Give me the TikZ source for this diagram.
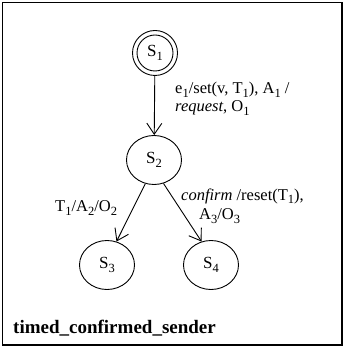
\documentclass[tikz,border=0pt]{standalone}
\usepackage{fontspec}
\setmainfont{Liberation Serif}
\usetikzlibrary{arrows.meta,shapes.geometric}
\newcommand{\sbs}[1]{\raisebox{-0.45ex}{\fontsize{12.5}{13}\selectfont #1}}
\begin{document}
\begin{tikzpicture}[x=1pt,y=-1pt,
  state/.style={draw,line width=0.9pt,ellipse,minimum width=55pt,minimum height=49pt,inner sep=0pt,font=\fontsize{17}{19}\selectfont},
  trans/.style={draw,line width=0.9pt,-{Straight Barb[length=11pt,width=15pt,line width=0.9pt]}},
  lab/.style={font=\fontsize{16.5}{19}\selectfont,inner sep=0pt,anchor=west}]
\useasboundingbox (0,0) rectangle (345,347);
\draw[line width=1.2pt] (2.5,2.5) rectangle (342,345);
\node[draw,circle,line width=0.9pt,minimum size=45pt,inner sep=0pt] (s1o) at (155,53) {};
\node[draw,circle,line width=0.9pt,minimum size=36pt,inner sep=0pt,font=\fontsize{17}{19}\selectfont] (s1) at (155,53) {S\sbs{1}};
\node[state] (s2) at (154,160) {S\sbs{2}};
\node[state] (s3) at (107,265) {S\sbs{3}};
\node[state] (s4) at (211,265) {S\sbs{4}};
\draw[trans] (s1o) -- (s2);
\draw[trans] (s2.-110) -- (s3.68);
\draw[trans] (s2.-68) -- (s4.112);
\node[lab] (l1) at (175,90) {e\sbs{1}/set(v, T\sbs{1}), A\sbs{1} /};
\node[lab] (l2) at (175,108) {\textit{request}, O\sbs{1}};
\node[lab] (l3) at (55,208) {T\sbs{1}/A\sbs{2}/O\sbs{2}};
\node[lab] (l4) at (181,196) {\textit{confirm} /reset(T\sbs{1}),};
\node[lab] (l5) at (199,216) {A\sbs{3}/O\sbs{3}};
\node[lab,font=\fontsize{19}{21}\selectfont\bfseries] (title) at (13,328) {timed\_confirmed\_sender};
\end{tikzpicture}
\end{document}
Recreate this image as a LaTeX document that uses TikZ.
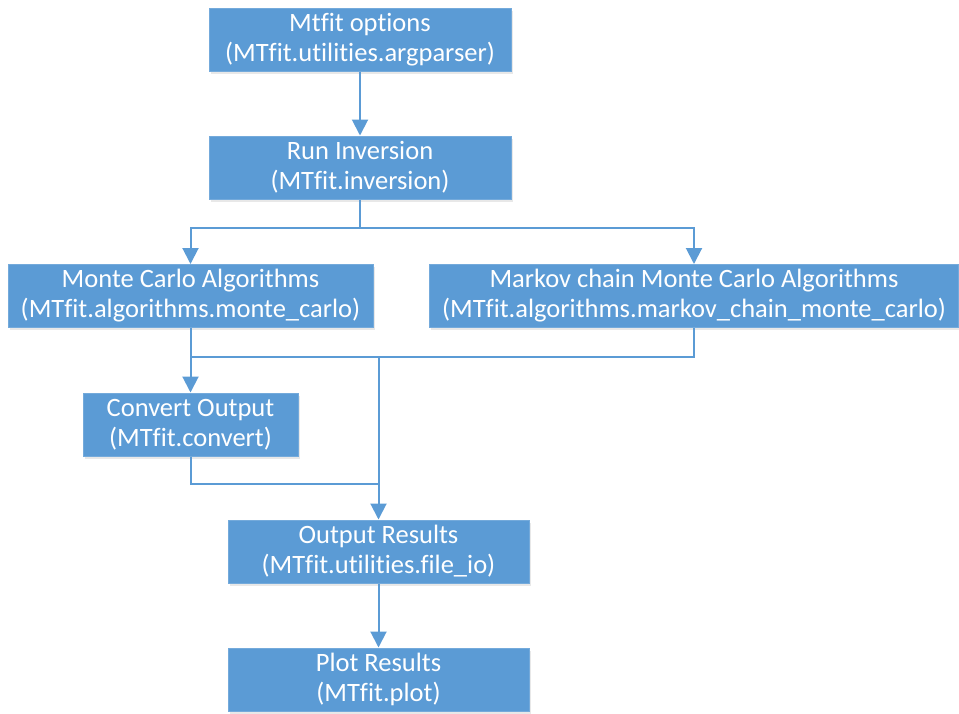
\documentclass[tikz,border=0pt]{standalone}
\usepackage{fontspec}
\setmainfont{Carlito}[Ligatures=NoCommon]
\usetikzlibrary{arrows.meta,shadows}
\definecolor{boxblue}{HTML}{5B9BD5}
\begin{document}
\begin{tikzpicture}[x=1pt,y=-1pt,
 box/.style={fill=boxblue, draw=boxblue!85!white, line width=1pt, text=white, align=center,
   minimum height=63pt, inner sep=0pt, font=\fontsize{26.5}{30}\selectfont,
   drop shadow={opacity=0.18,shadow xshift=1.5pt,shadow yshift=-2.5pt}},
 conn/.style={draw=boxblue, line width=2pt},
 arr/.style={conn, -{Triangle[width=16pt,length=16pt]}}]
\useasboundingbox (0,0) rectangle (959,713);
\node[box, minimum width=302pt] (opt) at (360,39.5) {Mtfit options\\(MTfit.utilities.argparser)};
\node[box, minimum width=302pt] (inv) at (360,167.5) {Run Inversion\\(MTfit.inversion)};
\node[box, minimum width=365pt] (mc) at (190.5,296) {Monte Carlo Algorithms\\(MTfit.algorithms.monte\_carlo)};
\node[box, minimum width=529pt] (mcmc) at (694,296) {Markov chain Monte Carlo Algorithms\\(MTfit.algorithms.markov\_chain\_monte\_carlo)};
\node[box, minimum width=215pt] (conv) at (190.5,424.5) {Convert Output\\(MTfit.convert)};
\node[box, minimum width=301pt] (out) at (378.5,551.5) {Output Results\\(MTfit.utilities.file\_io)};
\node[box, minimum width=301pt] (plot) at (378.5,679.5) {Plot Results\\(MTfit.plot)};
\coordinate (b1) at (360,228);
\coordinate (m) at (378.5,357);
\coordinate (j) at (378.5,484);
\draw[arr] (opt) -- (inv);
\draw[conn] (inv.south) -- (b1);
\draw[arr] (b1) -| (mc.north);
\draw[arr] (b1) -| (mcmc.north);
\draw[conn] (mc.south) |- (m);
\draw[conn] (mcmc.south) |- (m);
\draw[arr] (mc.south) -- (conv.north);
\draw[arr] (m) -- (out.north);
\draw[conn] (conv.south) |- (j);
\draw[arr] (out) -- (plot);
\end{tikzpicture}
\end{document}
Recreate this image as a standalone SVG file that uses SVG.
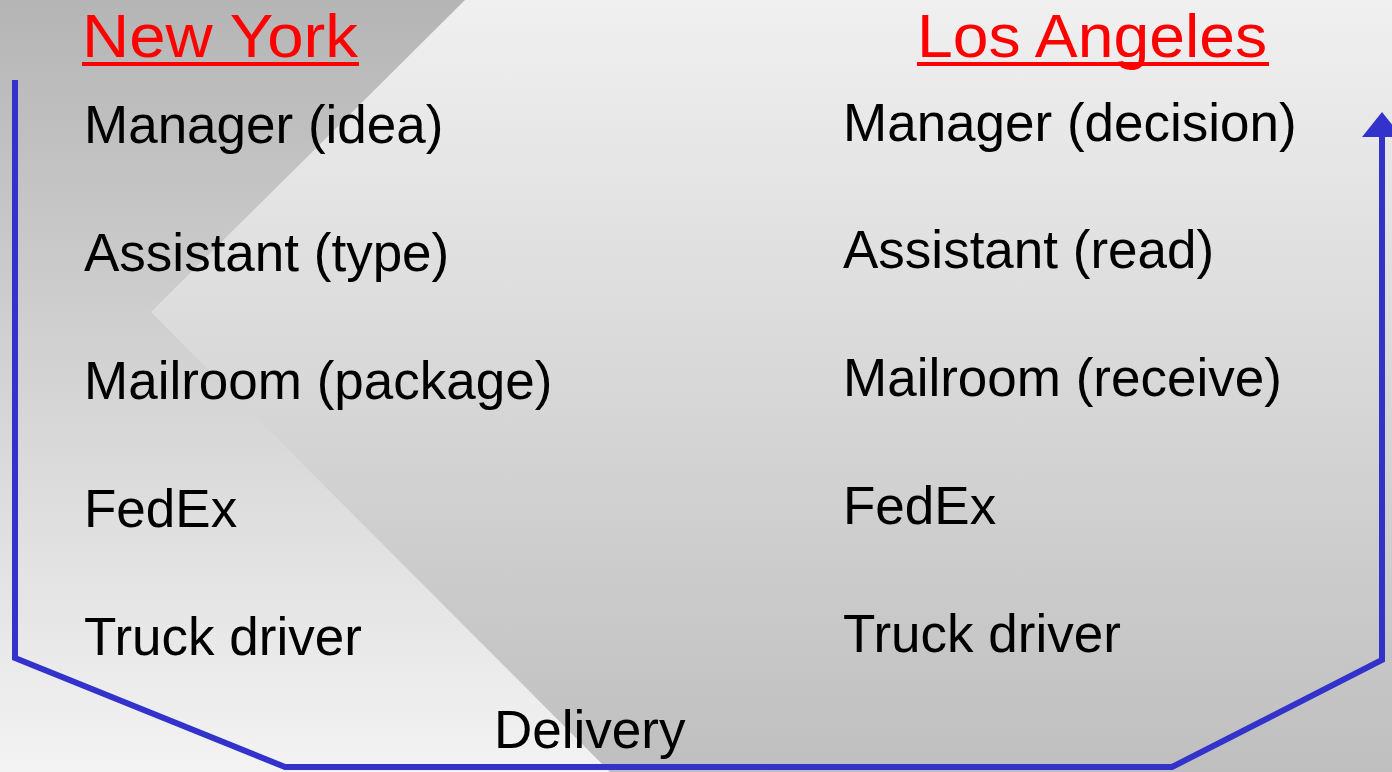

------

WHAT IS ASKED:
Reproduce all of the data exactly, omitting each picture it holds.

COMPLETED TASK:
Give me the TikZ source for this diagram.
\documentclass[tikz,border=0pt]{standalone}
\usepackage{fontspec}
\setmainfont{Liberation Serif}
\usetikzlibrary{arrows.meta,shapes.geometric}
\newcommand{\sbs}[1]{\raisebox{-0.45ex}{\fontsize{12.5}{13}\selectfont #1}}
\begin{document}
\begin{tikzpicture}[x=1pt,y=-1pt,
  state/.style={draw,line width=0.9pt,ellipse,minimum width=55pt,minimum height=49pt,inner sep=0pt,font=\fontsize{17}{19}\selectfont},
  trans/.style={draw,line width=0.9pt,-{Straight Barb[length=11pt,width=15pt,line width=0.9pt]}},
  lab/.style={font=\fontsize{16.5}{19}\selectfont,inner sep=0pt,anchor=west}]
\useasboundingbox (0,0) rectangle (345,347);
\draw[line width=1.2pt] (2.5,2.5) rectangle (342,345);
\node[draw,circle,line width=0.9pt,minimum size=45pt,inner sep=0pt] (s1o) at (155,53) {};
\node[draw,circle,line width=0.9pt,minimum size=36pt,inner sep=0pt,font=\fontsize{17}{19}\selectfont] (s1) at (155,53) {S\sbs{1}};
\node[state] (s2) at (154,160) {S\sbs{2}};
\node[state] (s3) at (107,265) {S\sbs{3}};
\node[state] (s4) at (211,265) {S\sbs{4}};
\draw[trans] (s1o) -- (s2);
\draw[trans] (s2.-110) -- (s3.68);
\draw[trans] (s2.-68) -- (s4.112);
\node[lab] (l1) at (175,90) {e\sbs{1}/set(v, T\sbs{1}), A\sbs{1} /};
\node[lab] (l2) at (175,108) {\textit{request}, O\sbs{1}};
\node[lab] (l3) at (55,208) {T\sbs{1}/A\sbs{2}/O\sbs{2}};
\node[lab] (l4) at (181,196) {\textit{confirm} /reset(T\sbs{1}),};
\node[lab] (l5) at (199,216) {A\sbs{3}/O\sbs{3}};
\node[lab,font=\fontsize{19}{21}\selectfont\bfseries] (title) at (13,328) {timed\_confirmed\_sender};
\end{tikzpicture}
\end{document}
Recreate this image as a LaTeX document that uses TikZ.
\documentclass[tikz,border=0pt]{standalone}
\usepackage{fontspec}
\setmainfont{Carlito}[Ligatures=NoCommon]
\usetikzlibrary{arrows.meta,shadows}
\definecolor{boxblue}{HTML}{5B9BD5}
\begin{document}
\begin{tikzpicture}[x=1pt,y=-1pt,
 box/.style={fill=boxblue, draw=boxblue!85!white, line width=1pt, text=white, align=center,
   minimum height=63pt, inner sep=0pt, font=\fontsize{26.5}{30}\selectfont,
   drop shadow={opacity=0.18,shadow xshift=1.5pt,shadow yshift=-2.5pt}},
 conn/.style={draw=boxblue, line width=2pt},
 arr/.style={conn, -{Triangle[width=16pt,length=16pt]}}]
\useasboundingbox (0,0) rectangle (959,713);
\node[box, minimum width=302pt] (opt) at (360,39.5) {Mtfit options\\(MTfit.utilities.argparser)};
\node[box, minimum width=302pt] (inv) at (360,167.5) {Run Inversion\\(MTfit.inversion)};
\node[box, minimum width=365pt] (mc) at (190.5,296) {Monte Carlo Algorithms\\(MTfit.algorithms.monte\_carlo)};
\node[box, minimum width=529pt] (mcmc) at (694,296) {Markov chain Monte Carlo Algorithms\\(MTfit.algorithms.markov\_chain\_monte\_carlo)};
\node[box, minimum width=215pt] (conv) at (190.5,424.5) {Convert Output\\(MTfit.convert)};
\node[box, minimum width=301pt] (out) at (378.5,551.5) {Output Results\\(MTfit.utilities.file\_io)};
\node[box, minimum width=301pt] (plot) at (378.5,679.5) {Plot Results\\(MTfit.plot)};
\coordinate (b1) at (360,228);
\coordinate (m) at (378.5,357);
\coordinate (j) at (378.5,484);
\draw[arr] (opt) -- (inv);
\draw[conn] (inv.south) -- (b1);
\draw[arr] (b1) -| (mc.north);
\draw[arr] (b1) -| (mcmc.north);
\draw[conn] (mc.south) |- (m);
\draw[conn] (mcmc.south) |- (m);
\draw[arr] (mc.south) -- (conv.north);
\draw[arr] (m) -- (out.north);
\draw[conn] (conv.south) |- (j);
\draw[arr] (out) -- (plot);
\end{tikzpicture}
\end{document}
Recreate this image as a standalone SVG file that uses SVG.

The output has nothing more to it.